Given task
Each line of the listing must be transcribed exactly, except for the images, which should be excluded.

Material
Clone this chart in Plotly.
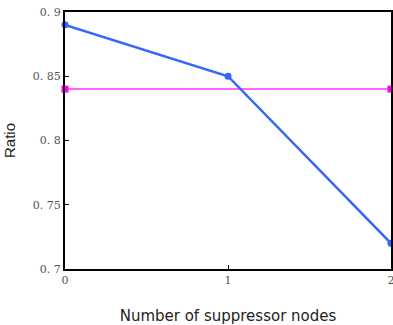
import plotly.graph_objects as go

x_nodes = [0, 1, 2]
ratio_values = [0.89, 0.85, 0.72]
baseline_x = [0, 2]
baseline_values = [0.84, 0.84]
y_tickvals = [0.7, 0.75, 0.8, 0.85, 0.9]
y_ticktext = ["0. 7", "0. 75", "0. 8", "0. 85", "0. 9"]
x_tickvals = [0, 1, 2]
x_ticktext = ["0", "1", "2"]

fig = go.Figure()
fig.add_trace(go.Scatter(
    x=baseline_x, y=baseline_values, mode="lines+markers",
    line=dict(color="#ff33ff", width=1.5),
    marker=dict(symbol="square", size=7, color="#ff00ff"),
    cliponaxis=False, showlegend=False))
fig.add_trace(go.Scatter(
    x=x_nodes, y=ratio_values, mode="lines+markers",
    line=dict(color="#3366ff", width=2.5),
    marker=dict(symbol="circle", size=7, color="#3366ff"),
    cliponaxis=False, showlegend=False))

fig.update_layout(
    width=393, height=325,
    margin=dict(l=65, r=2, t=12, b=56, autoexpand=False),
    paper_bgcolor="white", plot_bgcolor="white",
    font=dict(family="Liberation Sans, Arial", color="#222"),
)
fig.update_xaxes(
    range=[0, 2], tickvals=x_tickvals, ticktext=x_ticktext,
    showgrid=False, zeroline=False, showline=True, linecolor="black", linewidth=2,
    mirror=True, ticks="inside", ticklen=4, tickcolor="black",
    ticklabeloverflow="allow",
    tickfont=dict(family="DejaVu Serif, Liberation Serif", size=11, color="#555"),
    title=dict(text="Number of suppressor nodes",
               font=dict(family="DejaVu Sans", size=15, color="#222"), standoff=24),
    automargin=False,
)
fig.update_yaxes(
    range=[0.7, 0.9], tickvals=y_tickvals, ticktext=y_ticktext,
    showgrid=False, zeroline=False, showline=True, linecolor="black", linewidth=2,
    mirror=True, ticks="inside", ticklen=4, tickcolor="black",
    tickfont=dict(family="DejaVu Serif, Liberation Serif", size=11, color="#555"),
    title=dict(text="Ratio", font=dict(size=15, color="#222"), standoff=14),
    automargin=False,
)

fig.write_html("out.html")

Answer below
Clone this chart in Plotly.
import plotly.graph_objects as go

x_nodes = [0, 1, 2]
ratio_values = [0.89, 0.85, 0.72]
baseline_x = [0, 2]
baseline_values = [0.84, 0.84]
y_tickvals = [0.7, 0.75, 0.8, 0.85, 0.9]
y_ticktext = ["0. 7", "0. 75", "0. 8", "0. 85", "0. 9"]
x_tickvals = [0, 1, 2]
x_ticktext = ["0", "1", "2"]

fig = go.Figure()
fig.add_trace(go.Scatter(
    x=baseline_x, y=baseline_values, mode="lines+markers",
    line=dict(color="#ff33ff", width=1.5),
    marker=dict(symbol="square", size=7, color="#ff00ff"),
    cliponaxis=False, showlegend=False))
fig.add_trace(go.Scatter(
    x=x_nodes, y=ratio_values, mode="lines+markers",
    line=dict(color="#3366ff", width=2.5),
    marker=dict(symbol="circle", size=7, color="#3366ff"),
    cliponaxis=False, showlegend=False))

fig.update_layout(
    width=393, height=325,
    margin=dict(l=65, r=2, t=12, b=56, autoexpand=False),
    paper_bgcolor="white", plot_bgcolor="white",
    font=dict(family="Liberation Sans, Arial", color="#222"),
)
fig.update_xaxes(
    range=[0, 2], tickvals=x_tickvals, ticktext=x_ticktext,
    showgrid=False, zeroline=False, showline=True, linecolor="black", linewidth=2,
    mirror=True, ticks="inside", ticklen=4, tickcolor="black",
    ticklabeloverflow="allow",
    tickfont=dict(family="DejaVu Serif, Liberation Serif", size=11, color="#555"),
    title=dict(text="Number of suppressor nodes",
               font=dict(family="DejaVu Sans", size=15, color="#222"), standoff=24),
    automargin=False,
)
fig.update_yaxes(
    range=[0.7, 0.9], tickvals=y_tickvals, ticktext=y_ticktext,
    showgrid=False, zeroline=False, showline=True, linecolor="black", linewidth=2,
    mirror=True, ticks="inside", ticklen=4, tickcolor="black",
    tickfont=dict(family="DejaVu Serif, Liberation Serif", size=11, color="#555"),
    title=dict(text="Ratio", font=dict(size=15, color="#222"), standoff=14),
    automargin=False,
)

fig.write_html("out.html")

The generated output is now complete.